現状ではあまりオススメできない、と言わざるを得ません。演出のせいでテンポも遅めで、同じステージを二度繰り返すのはなかなか苦痛です。初見殺し+遅めのテンポ+先が気にならないB級ストーリーの三重苦のせいで、筆者は途中で面倒臭くなって全クリアは諦めました。
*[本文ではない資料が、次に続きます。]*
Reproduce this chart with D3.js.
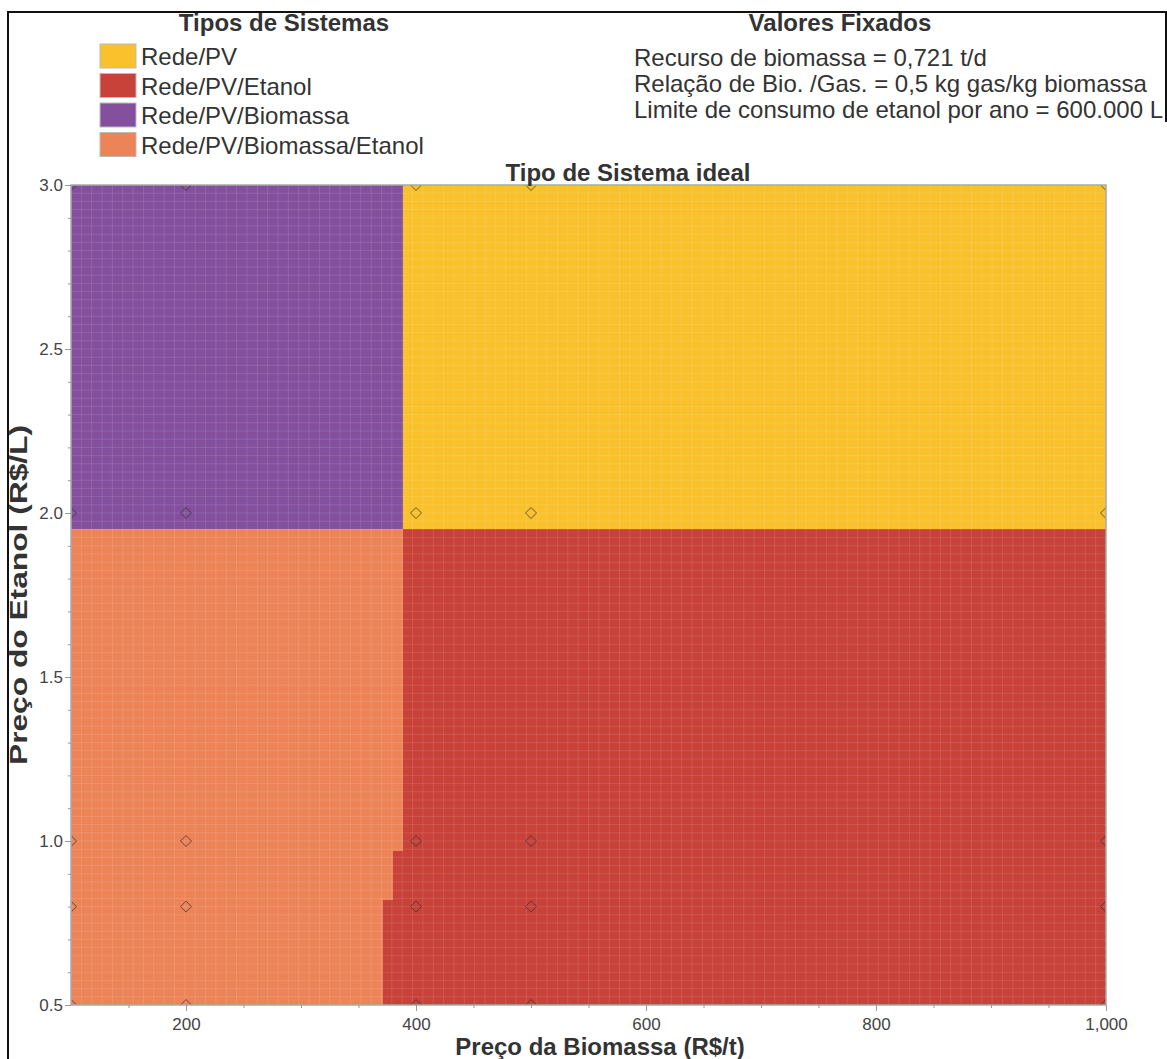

 という事で評価は芳しくないですが、怪獣とB級テイストとパズルが好きで、ある程度の面倒臭さは許容できる方なら気に入るかも知れません。

主なロード時間(演出による待ち時間含む)

計測対象待ち時間備考
起動から最初のメニューまで 約30秒起動後のメーカーロゴはAボタンでスキップ可能。
最初に表示されるタイトル画面がロード画面を兼ねており、
ロード終了後自動的にメニュー画面に移行する
ステージ開始 約15秒ステージ開始前のブリーフィング画面から「ゲーム開始」を選択し
操作が可能になるまで
ステージ終了後の暗転から
マップ画面に戻るまで
約7秒ステージ勝利後に報酬表示に遷移するまでの時間

 初見殺しで何度もステージをやり直す事になりがちなため、ステージ開始時のロードが少々長く感じます。(全体的なレスポンスも、時々ワンテンポ遅れるような印象を受けます)
 しかしそれ以外にも、前述の通り各種演出でいちいちズームしたりアニメーションが入ったりするためゲーム自体のテンポは遅めです。オプションである程度オフや高速化できますが、それでも十分遅いです。
 このように、ちゃんとオプションは用意されているしゲームのルールもしっかりしている、しかし実際に遊ぶとイマイチという、個人的には推したいのに気になる点が多過ぎて残念、というゲームになってしまっています。今後アップデートが入ったら状況は変わるかも知れませんので、期待しましょう。